Parto de la base de que nada puede cambiar. Me confieso con
frecuencia de los mismos pecados. Puede que cambie la frecuencia de
estos.
Conozco perfectamente la raíz del mal que me acecha. Y conozco lo
débil que es mi voluntad al ser tentada. Tiro la toalla antes de la
lucha. Y no creo que pueda hacer nada para ser mejor persona.
Si al menos lograra cambiar mi mirada… Si pudiera llegar a ser más
misericordioso y bondadoso. Si mi forma de hablar fuera distinta.
Si consiguiera dejar de criticar y juzgar al mundo. Si aprendiera a callarme en lugar de decir siempre lo que pienso. Si al menos aprendiera a manejar mejor mi vida ante las contrariedades cotidianas.
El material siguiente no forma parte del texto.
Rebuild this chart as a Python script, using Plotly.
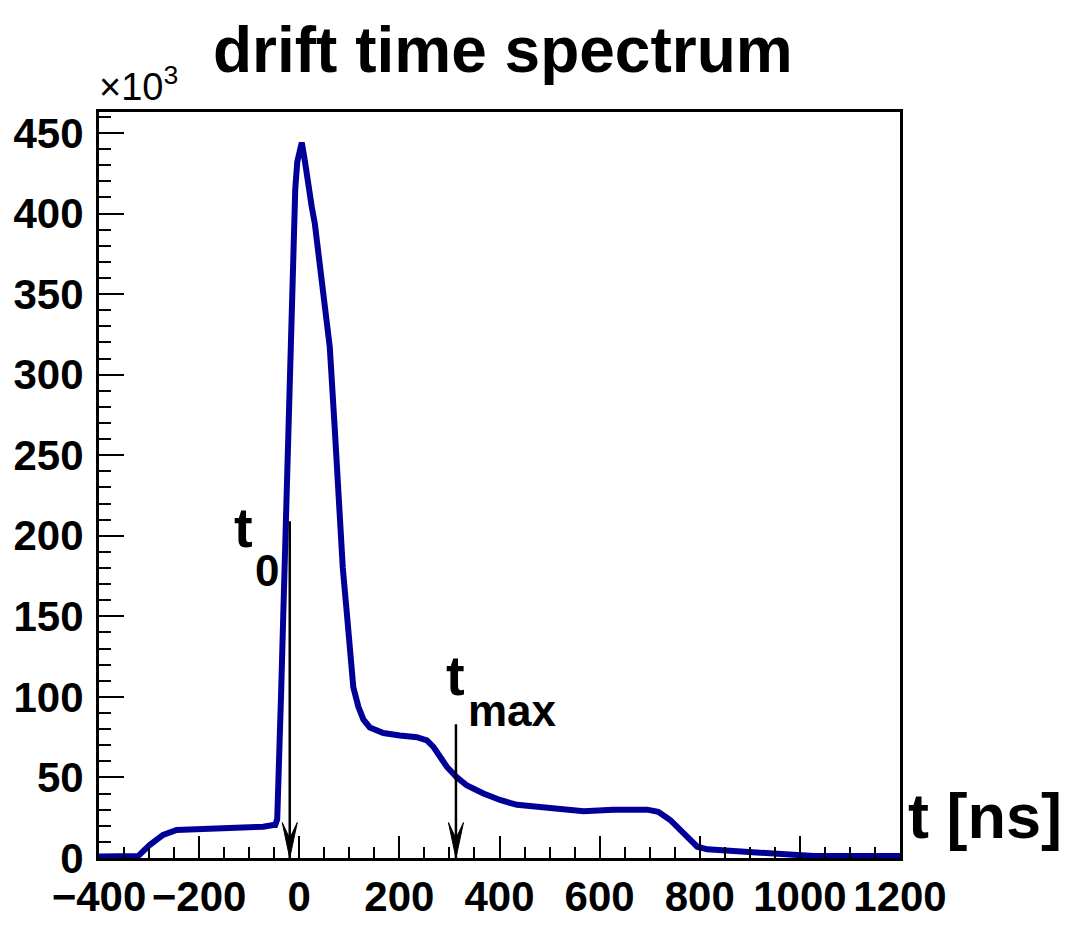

Si supiera tomar en mis manos los fracasos con la madurez de un
hombre. Si aprendiera a matizar en lugar de verlo todo negro de golpe.
Si no me dejara llevar por mis pasiones e instintos sin poner nunca un dique al torrente…
Parece todo tan fácil y luego en el fragor de la batalla pierdo las
líneas aprendidas sobre el papel. La tentación es fuerte y mi voluntad
débil.
Me veo rígido en lo que hago. Y poco creativo al enfrentar este tiempo de cambios, de anhelos y esperanzas.
¿Cómo quiere Dios que viva estos días?
Quiero mirar a Jesús en un pasaje del Evangelio. Quiero detenerme ante Él y preguntar sorprendido como hace la samaritana: “¿Cómo Tú, siendo judío, me pides de beber a mí, que soy samaritana?”.
Me asombra que Jesús se detenga ante mí y se interese por mi vida. Miro a Jesús y lo imagino mirando mi vida con bondad.
Quiero dejar que el alma se llene de su presencia. Lo veo detenido
ante mi pozo. Lo miro caminando junto a mí por las calles de mi alma.
Tiene sed de mí, de mi amor, de mis palabras, de mis sonrisas.
Lo veo predicando en mi corazón la esperanza para que nunca deje de creer. Jesús es misericordioso y mi corazón se llena de alegría al escuchar sus palabras.
Tiene mucho que perdonarme hoy porque he pecado mucho, porque me he
alejado, porque no he dejado que estos días transformen mi alma por
dentro.
He vivido de espaldas a Dios y Él se detiene ante mí porque tiene sed. Necesita mi sí, mi entrega, mi vida. Quiere mi alma enferma. Mis brazos rotos. Así es Jesús.